Phillips 66 has an integrated and diversified earnings model. Phillips 66 has refining, midstream, chemicals, and marketing earnings. During periods with lower refining earnings, other segments continue to contribute to the overall profits and partially shield the company from refining crack volatility.
Earnings growth, valuation, and dividend yield
Phillips 66 plans to expand through capex and acquisitions. For more on the company’s growth, read Phillips 66 Focuses on Midstream Expansion and Refining Upgrades.
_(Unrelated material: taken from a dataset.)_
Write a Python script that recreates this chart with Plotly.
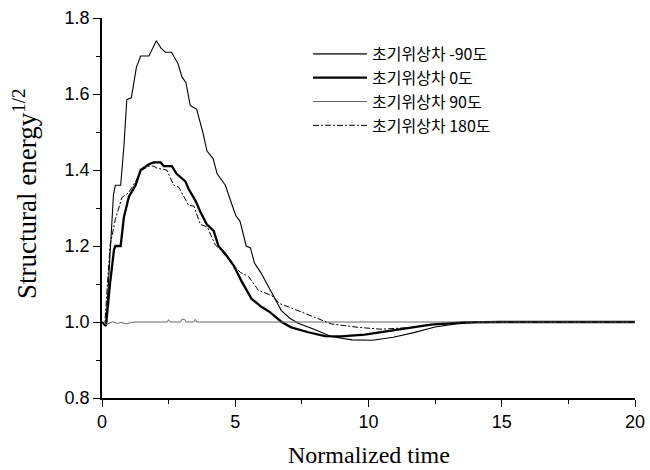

Analysts expect Phillips 66’s earnings to fall 37% to $7.4 per share in 2019. In the first quarter, Phillips 66’s adjusted EPS was $0.4 per share. The company trades at a forward PE ratio of 9.9x, which is above the peer average of 9.3x.
In the past few years, Phillips 66’s returns to shareholders have risen. In the first quarter, Phillips 66’s cash outflows for dividend and share repurchases were ~$364 million and ~$344 million, respectively. Since May 2012, the company’s dividends have grown at a compound annual growth rate of 25%. Phillips 66’s current dividend yield is 4.2%, which is above the peer average of 3.8%.
Phillips 66 has second-highest implied gains and a higher dividend yield. However, the stock has an above-average earnings decline rate and high valuations.